Decimated with injuries, the Bulls are in serious need of reinforcements.
Thankfully, key pieces of the emerging young core are beginning to return to full health, with news surfacing that forward Lauri Markkanen is close to a return, perhaps as soon as next week.
Without arguably their best player all season, excitement now builds for Markkanen’s return to the lineup. In his first year in the league, Markkanen exceeded all reasonable expectations placed upon him, averaging 15.2 points and 7.5 rebounds. Building on from a surprising rookie season, it is assumed Markkanen will continue to improve at a better-than-expected rate.
While that is certainly a possible outcome, the more plausible scenario may be stagnated development. Here are few reasons why expectations should be tempered early on.
Integration into the team
Given the amount of injuries that have struck the Bulls it’s easy to forget the actual on-court concerns that existed heading into season. Due to Zach LaVine missing most of last season, the trio of Markkanen, LaVine and Kris Dunn only shared 255 minutes together. The results weren’t good — as a three-man unit, the Bulls were outscored by 20.6 points per 100 possessions. More importantly, a clear divide emerged within the offensive hierarchy upon LaVine’s return, with Markkanen finding himself with fewer shot attempts than before.
For this reason, year two of the rebuild was always going to be more important than the first. Thus far, the Bulls are yet to see the fruits of the Jimmy Butler trade on the floor together, and we’re still none the wiser about the legitimacy of this core moving forward.
What we do know, though, is LaVine has emerged into a legitimate offensive weapon. Out of necessity, LaVine has become the focal point of a Bulls offense severely lacking in additional playmakers. With so few on-ball threats on the roster, it’s hard to imagine LaVine’s usage and touches declining.
Markkanen is unlikely to surpass LaVine as the leader of the offense, but his shooting guard isn’t the only one who threatens to steal some of the limelight away from the sophomore big.
As they typically do, the Bulls have built a frontcourt with four players plausibly worthy of 20 or minutes a night. Two of those players, Bobby Portis and Jabari Parker, are effectively using the remainder of the season to audition for new contracts. Both Portis and Parker are in direct minutes competition with Markkanen, and both will be keen to prove their worth, likely in the form of shot attempts and made baskets.
Expect Portis and Parker to come off the bench. Still, there will be occasions where coach Fred Holberg leans on rotations that feature both his reserve bigs along with Markkanen and LaVine. What then?

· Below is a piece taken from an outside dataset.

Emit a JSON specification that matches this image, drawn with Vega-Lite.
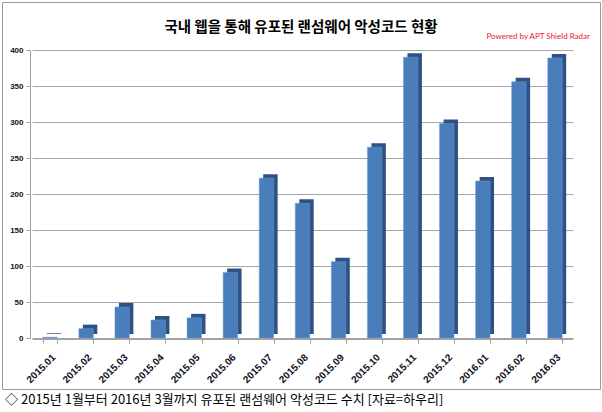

It will be up to the coaches and those players around Markkanen to ensure he is still featured within the flow of the offense. But it’s hard to make up for lost time. Patterns have been established, habits have been formed. Breaking those may be harder than it should, particularly early.
Finding a shooting rhythm will take time
Rarely do injuries bring with them many positives. In this case, though Markkanen missed crucial time to form a cohesive bond with his teammates, the silver lining in all this is the injury won’t detract from the forwards career.
While a sprained elbow has sidelined Markkanen for over two months, it hasn’t prevented him from maintaining his aerobic conditioning. Upon his return, Markkanen should be close to peak health. That is the silver lining in all of this. On the down side, however, for a player who’s game is primarily built on his ability to face up and shoot, an injury to a dominant arm is less than ideal.
As he assimilates back into the league, Markkanen’s timing will be off. That would’ve been the case for any ailment, sprained elbow or otherwise. Adjusting to the speed of the game will be necessary, but there’s no denying it will be a task made more difficult as his arm and shot rehabilitates.
It’s highly unlikely that Markkanen’s shooting mechanics have changed or been affected long-term. Unfortunately, there’s no way to make up for lost time. Markkanen will need to iron out the kinks of his most potent weapon through in-game repetitions. His shot and form will come good, but it will take time, and it may affect his performance early on.
Second season blues
Markkanen was so good, so soon, that he quickly became the central figure to the entire rebuild. Expectations are high, and as good as he may eventually be, it’s important to remember that development isn’t always linear. Look no further than his fellow draftees.
Finishing as the top three in last season’s Rookie of the Year race, many assumed Philadelphia guard Ben Simmons, Utah guard Donovan Mitchell, and Boston forward Jayson Tatum would continue their meteoric rise to stardom. For all three, that hasn’t happened.
Whether we assign their stalled development to a ’sophomore slump’ or something more measurable, there’s no denying these players have yet to make another leap. As defenses have worked out and loaded up on these young phenoms, is it unreasonable to suggest year two may be harder for Markkanen, too?
Where things may differ for the Bulls and Markkanen is expectations. Unlike the Celtics, Sixers and Jazz, the Bulls have zero pressure to reach and perform in the postseason. In that sense, Markkanen will have less of a burden to produce at a level that carries the Bulls up the standings. Still, progression is expected, and as his fellow draftees have shown, it’s not always guaranteed.